By Eric Lund (not verified) on 27 Jun 2013 #permalink

Japan has a big campaign called "Idling Stop".

Even the city buses will kill their engines at stop lights, unless safety dictates otherwise (on some of the rather steep hills, for example).

Diesel engines use very, very little fuel when idling, but there is really not much reason for the average driver to leave a diesel idling other than the desire to act like a big-rig trucker. And now even they are being encouraged to shut down when stopped. There are various approaches to providing cabin heat/cooling when parked long-term other than the main engine, and some truck stops apparently are providing air conditioning and other plug-in services to truckers. Diesel engines use so little fuel when idling that the engine won't reach operating temperatures at idle(or takes a very long time) from a cold start, and can overcool so much that fuel condensation can wash oil off the cylinder walls and cause premature wear.
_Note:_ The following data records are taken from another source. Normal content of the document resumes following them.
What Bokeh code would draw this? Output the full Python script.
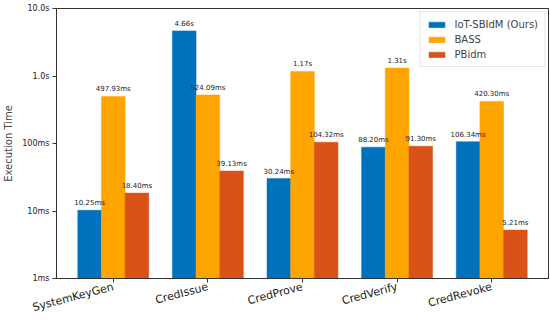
from bokeh.plotting import figure
from bokeh.models import Range1d, FixedTicker, ColumnDataSource, Legend, LegendItem, LabelSet
from bokeh.core.properties import value
from bokeh.embed import file_html
from bokeh.resources import INLINE

categories = ["SystemKeyGen", "CredIssue", "CredProve", "CredVerify", "CredRevoke"]
series_names = ["IoT-SBIdM (Ours)", "BASS", "PBidm"]
iot_ms = [10.25, 4660.0, 30.24, 88.20, 106.34]
bass_ms = [497.93, 524.09, 1170.0, 1310.0, 420.30]
pbidm_ms = [18.40, 39.13, 104.32, 91.30, 5.21]
colors = ["#0072BD", "#FFA500", "#D95319"]
y_ticks = [1, 10, 100, 1000, 10000]
y_tick_labels = ["1ms", "10ms", "100ms", "1.0s", "10.0s"]


def fmt(v):
    return "%.2fs" % (v / 1000.0) if v >= 1000 else "%.2fms" % v


p = figure(frame_width=492, frame_height=270, y_axis_type="log",
           x_range=Range1d(-0.6, 4.6), y_range=Range1d(1, 10000),
           output_backend="svg", toolbar_location=None,
           min_border_left=52, min_border_right=2, min_border_top=8, min_border_bottom=36)
p.background_fill_color = "white"
p.border_fill_color = "white"
p.outline_line_color = "#333333"
p.outline_line_width = 1
p.grid.visible = False

width = 0.25
offsets = [-0.25, 0.0, 0.25]
items = []
for vals, name, col, off in zip([iot_ms, bass_ms, pbidm_ms], series_names, colors, offsets):
    src = ColumnDataSource(dict(x=[i + off for i in range(len(categories))], top=vals,
                                bottom=[1] * len(vals), lab=[fmt(v) for v in vals]))
    r = p.vbar(x="x", top="top", bottom="bottom", width=width, source=src,
               fill_color=col, line_color=col, line_width=0.5)
    items.append(LegendItem(label=name, renderers=[r]))
    p.add_layout(LabelSet(x="x", y="top", text="lab", source=src, text_align="center",
                          text_baseline="bottom", y_offset=3, text_font_size=value("7px"),
                          text_color="#222222", text_font=value("DejaVu Sans")))

legend = Legend(items=items, location="top_right", label_text_font="DejaVu Sans",
                label_text_font_size="10px", glyph_width=20, glyph_height=7,
                spacing=3, padding=6, margin=3, border_line_color="#cccccc",
                border_line_width=1, label_height=12, label_standoff=8,
                background_fill_alpha=0.9)
p.add_layout(legend, "center")

p.yaxis.ticker = FixedTicker(ticks=y_ticks)
p.yaxis.major_label_overrides = {t: l for t, l in zip(y_ticks, y_tick_labels)}
p.yaxis.minor_tick_line_color = None
p.yaxis.axis_label = "Execution Time"
p.yaxis.axis_label_text_font = "DejaVu Sans"
p.yaxis.axis_label_text_font_size = "10px"
p.yaxis.axis_label_text_font_style = "normal"
p.yaxis.axis_label_standoff = 5
p.yaxis.major_label_text_font = "DejaVu Sans"
p.yaxis.major_label_text_font_size = "8px"
p.yaxis.major_label_standoff = 3

p.xaxis.ticker = FixedTicker(ticks=list(range(len(categories))))
p.xaxis.major_label_overrides = {i: c for i, c in enumerate(categories)}
p.xaxis.minor_tick_line_color = None
p.xaxis.major_label_orientation = 0.26
p.xaxis.major_label_text_font = "DejaVu Sans"
p.xaxis.major_label_text_font_size = "11px"
p.xaxis.major_label_standoff = 4

for ax in (p.xaxis, p.yaxis):
    ax.axis_line_color = "#333333"
    ax.major_tick_line_color = "#333333"
    ax.major_tick_out = 4
    ax.major_tick_in = 0
    ax.major_label_text_color = "#222222"

open("out.html", "w").write(file_html(p, INLINE))
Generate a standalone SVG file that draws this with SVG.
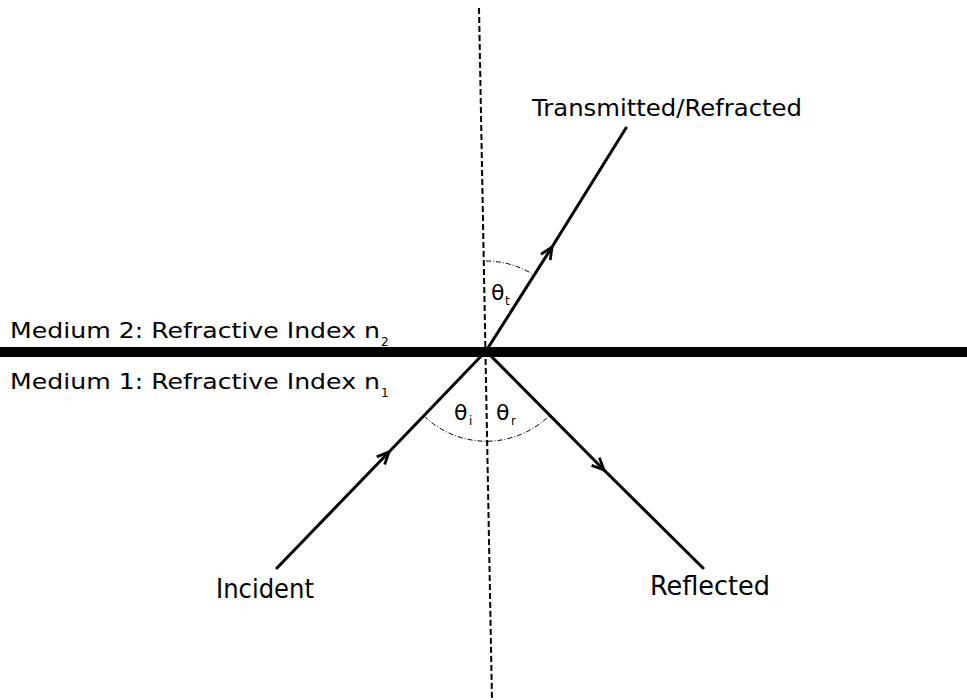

" but there is really not much reason for the average driver to leave a diesel idling other than the desire to act like a big-rig trucker. " <-- exactly.

If you have a turbo diesel and its been on the road traveling for sometime it is best to leave it idle a few minutes before turning the engine off, It will reduce wear on the turbo unit. Likewise when starting a turbo diesel idle for a short time for the same reason.
I got this information from the manual to my turbo diesel,

By Delurked Lurker (not verified) on 05 Jul 2013 #permalink

@Makeinu: there may be cars that cut engines whilst stopped, but drivers do not. I've never seen so many cars idling in any weather. The air is very bad here at ground level because at a minimum, 20% of cars stopped are idling, usually for at least 10 minutes, often for hours.

Individuals have no understanding about air quality, but still will whinge about China polluting the air.

Biggest cognitive dissonance I've seen in a rich, educated country.